The Philippines enters the list of oil producing country. With its first oil extracts off Palawan Island, the country is geared towards energy self-sufficiency in the near future. The oil produce will signal more oil exploration in the Philippines and a renewed interest in the adjacent Spratly areas.
The Galoc oilfields in Palawan started producing oil with “light medium crude oil with a potential high yield of light ends such as gasoline” as announced over the radio by Executive Secretary Eduardo Ermita at around 11:00 A.M., Thursday. GMA 7 continuously flashed the oil extract report with gleaming hope of economic upliftment in terms of energy requirement. The Galoc oilfield was discovered with the drilling of Galoc-1 in April 1981 by the Philippines Cities Service Company, but site developments were done only in 2005 when Galoc Production Company WLL farmed the area with its partners: the Otto Energy, Philodrill Corp. and Nido Petroleum Ltd. Galoc-2 was drilled by Occidental Petroleum Company in 1983.
In addition to Galoc oil we also produced liquified petroleum gas in the Malampaya well located 80 kilometers off the coast of Palawan Island. Oil at Malampaya well can also be produced as evidenced by the extraction of 1.88 million barrels of oil during the extended well test with a maximum oil production rate of 25,100 barrels per day. Executive Order No. 473 was issued by President Gloria Macapagal-Arroyo on November 29, 2005, to develop oil from Camago-Malampaya reservoir which prompted the Department of Energy to coordinate with the contracting party in the safe development of oil and gas projects. As Ermita said from Inquirer.net: “The President is optimistic that this new development will positively impact on the administration’s efforts to reduce the country’s annual oil importation of $6 billion, and in turn will also contain the increasing cost of food and other commodities.” However, the Galoc oil missed the all-time record high of $147.27 per barrel price of July 11 which the operator had been anticipating and catch up with all-time low of $78 per barrel.
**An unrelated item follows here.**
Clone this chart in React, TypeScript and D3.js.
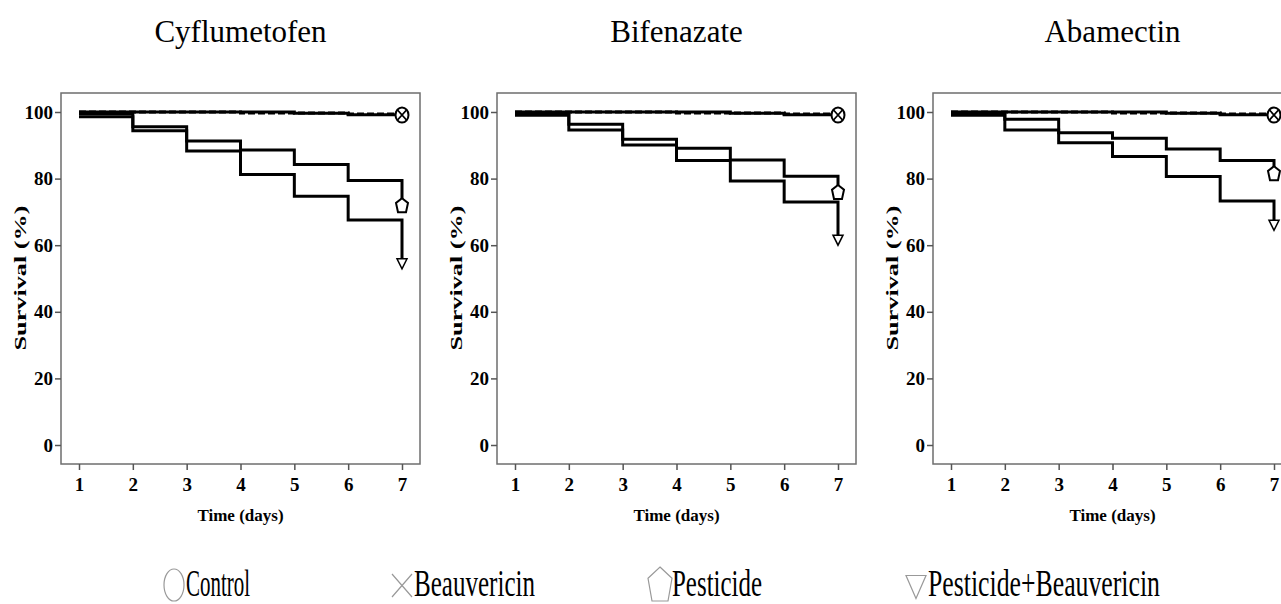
import * as d3 from 'd3';
import { useEffect, useRef } from 'react';

// survival (%) at the end of each day
const days = [1, 2, 3, 4, 5, 6, 7];
const yTicks = [0, 20, 40, 60, 80, 100];
const pesticideNames = ['Cyflumetofen', 'Bifenazate', 'Abamectin'];

const controlSurvival = [100, 100, 100, 99.7, 99.7, 99.4, 99.4];
const beauvericinSurvival = [100, 100, 100, 100, 99.6, 99.2, 99.1];

const cyflumetofenSurvival = [99.5, 95.6, 91.3, 88.6, 84.2, 79.4, 72];
const cyflumetofenComboSurvival = [98.6, 94.4, 88.3, 81.2, 74.7, 67.6, 54.4];
const bifenazateSurvival = [99.5, 96.3, 91.8, 89.1, 85.6, 80.7, 76];
const bifenazateComboSurvival = [99, 94.6, 90.1, 85.4, 79.3, 73, 61.5];
const abamectinSurvival = [99.5, 97.8, 93.8, 92.1, 88.9, 85.4, 81.6];
const abamectinComboSurvival = [99, 94.6, 90.8, 86.6, 80.6, 73.3, 66];

const legendLabels = ['Control', 'Beauvericin', 'Pesticide', 'Pesticide+Beauvericin'];

function App() {
    return <Figure />;
}

const pentagon = (cx: number, cy: number, w: number, h: number) => {
    const pts = [
        [0, -h / 2],
        [w / 2, -h / 6],
        [w / 3, h / 2],
        [-w / 3, h / 2],
        [-w / 2, -h / 6],
    ];
    return 'M' + pts.map((p) => `${cx + p[0]},${cy + p[1]}`).join('L') + 'Z';
};

const triangleDown = (cx: number, cy: number, w: number, h: number) =>
    `M${cx - w / 2},${cy - h / 2}L${cx + w / 2},${cy - h / 2}L${cx},${cy + h / 2}Z`;

const Figure = () => {
    const svgRef = useRef<SVGSVGElement>(null);

    useEffect(() => {
        const W = 1281;
        const H = 604;
        const panelW = 359;
        const top = 93;
        const bottom = 464;
        const font = '"Liberation Serif", "Times New Roman", serif';

        d3.select(svgRef.current).selectAll('*').remove();
        const svg = d3.select(svgRef.current).attr('width', W).attr('height', H);

        const panels = pesticideNames.map((name, i) => ({
            name,
            pesticide: [cyflumetofenSurvival, bifenazateSurvival, abamectinSurvival][i],
            combo: [cyflumetofenComboSurvival, bifenazateComboSurvival, abamectinComboSurvival][i],
        }));

        panels.forEach((p, i) => {
            const left = 61 + i * 436;
            const x = d3.scaleLinear().domain([1, 7]).range([left + 18, left + panelW - 18]);
            const y = d3.scaleLinear().domain([0, 100]).range([445, 112]);
            const g = svg.append('g');

            g.append('text')
                .attr('x', left + panelW / 2)
                .attr('y', 42)
                .attr('text-anchor', 'middle')
                .style('font-family', font)
                .style('font-size', '31px')
                .text(p.name);

            g.append('rect')
                .attr('x', left)
                .attr('y', top)
                .attr('width', panelW)
                .attr('height', bottom - top)
                .attr('fill', 'none')
                .attr('stroke', '#6e6e6e')
                .attr('stroke-width', 1.5);

            const yAxis = g
                .append('g')
                .attr('transform', `translate(${left},0)`)
                .call(d3.axisLeft(y).tickValues(yTicks).tickSize(6).tickPadding(2).tickFormat(d3.format('d')));
            const xAxis = g
                .append('g')
                .attr('transform', `translate(0,${bottom})`)
                .call(d3.axisBottom(x).tickValues(days).tickSize(6).tickPadding(8).tickFormat(d3.format('d')));
            [yAxis, xAxis].forEach((a) => {
                a.select('.domain').remove();
                a.selectAll('line').attr('stroke', '#555').attr('stroke-width', 1.5);
                a.selectAll('text')
                    .style('font-family', font)
                    .style('font-size', '19px')
                    .style('font-weight', 'bold')
                    .attr('fill', '#000');
            });

            g.append('text')
                .attr('transform', `translate(${left - 35},278) rotate(-90)`)
                .attr('text-anchor', 'middle')
                .attr('textLength', 145)
                .attr('lengthAdjust', 'spacingAndGlyphs')
                .style('font-family', font)
                .style('font-size', '17px')
                .style('font-weight', 'bold')
                .text('Survival (%)');

            g.append('text')
                .attr('x', left + panelW / 2)
                .attr('y', 521)
                .attr('text-anchor', 'middle')
                .style('font-family', font)
                .style('font-size', '17px')
                .style('font-weight', 'bold')
                .text('Time (days)');

            const line = d3
                .line<number>()
                .x((_, j) => x(days[j]))
                .y((v) => y(v))
                .curve(d3.curveStepAfter);

            const series = [
                { values: p.combo, dash: null },
                { values: p.pesticide, dash: null },
                { values: controlSurvival, dash: '7,3' },
                { values: beauvericinSurvival, dash: null },
            ];
            series.forEach((s) => {
                g.append('path')
                    .attr('d', line(s.values))
                    .attr('fill', 'none')
                    .attr('stroke', '#000')
                    .attr('stroke-width', 3)
                    .attr('stroke-dasharray', s.dash);
            });

            const ex = x(days[days.length - 1]);
            const last = (a: number[]) => y(a[a.length - 1]);

            g.append('path')
                .attr('d', pentagon(ex, last(p.pesticide), 12, 14))
                .attr('fill', '#fff')
                .attr('stroke', '#000')
                .attr('stroke-width', 2);
            g.append('path')
                .attr('d', triangleDown(ex, last(p.combo), 10, 10))
                .attr('fill', '#fff')
                .attr('stroke', '#000')
                .attr('stroke-width', 1.5);

            const cy = last(beauvericinSurvival);
            g.append('ellipse')
                .attr('cx', ex)
                .attr('cy', cy)
                .attr('rx', 6.5)
                .attr('ry', 7.5)
                .attr('fill', '#fff')
                .attr('stroke', '#000')
                .attr('stroke-width', 2);
            g.append('path')
                .attr('d', `M${ex - 4.5},${cy - 5}L${ex + 4.5},${cy + 5}M${ex + 4.5},${cy - 5}L${ex - 4.5},${cy + 5}`)
                .attr('stroke', '#000')
                .attr('stroke-width', 1.8);
        });

        // legend
        const legendSymX = [174, 402, 660, 916];
        const legendWidths = [64, 121, 90, 232];
        const ly = 585;
        const leg = svg.append('g');
        legendLabels.forEach((label, i) => {
            const sx = legendSymX[i];
            let d = '';
            if (i === 0) {
                leg.append('ellipse')
                    .attr('cx', sx)
                    .attr('cy', ly)
                    .attr('rx', 10)
                    .attr('ry', 16)
                    .attr('fill', 'none')
                    .attr('stroke', '#999')
                    .attr('stroke-width', 1.2);
            } else if (i === 1) {
                d = `M${sx - 10},${ly - 11}L${sx + 10},${ly + 12}M${sx + 10},${ly - 11}L${sx - 10},${ly + 12}`;
            } else if (i === 2) {
                d = pentagon(sx, ly - 1, 24, 34);
            } else {
                d = triangleDown(sx, ly + 2, 20, 23);
            }
            if (d) {
                leg.append('path')
                    .attr('d', d)
                    .attr('fill', 'none')
                    .attr('stroke', '#999')
                    .attr('stroke-width', 1.2);
            }
            leg.append('text')
                .attr('x', sx + 12)
                .attr('y', 596)
                .attr('textLength', legendWidths[i])
                .attr('lengthAdjust', 'spacingAndGlyphs')
                .style('font-family', font)
                .style('font-size', '37px')
                .text(label);
        });
    }, []);

    return (
        <div style={{ position: 'absolute', left: 0, top: 0, background: '#fff' }}>
            <svg ref={svgRef} style={{ display: 'block' }}></svg>
        </div>
    );
};

export default App;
With the oil development in the offshore of Palawan Island, more oil exploration will be encouraged in the area particularly the Spratly group of islands. It is worthwhile to mention that Spratly Islands are being claimed by the Philippines, Vietnam, Taiwan, China, Malaysia, and Brunei. It is believed that the continental shelf of Spratly is a reservoir of billions of tons of oil reserve and gas deposits. The Philippines, with its failure to pass a law relative to the archipelagic baseline requirement of the United Nation Convention on Laws of the Sea which is to expire on May 13, 2009, may lost our right on the portion of Spratly which is within our continental backyard.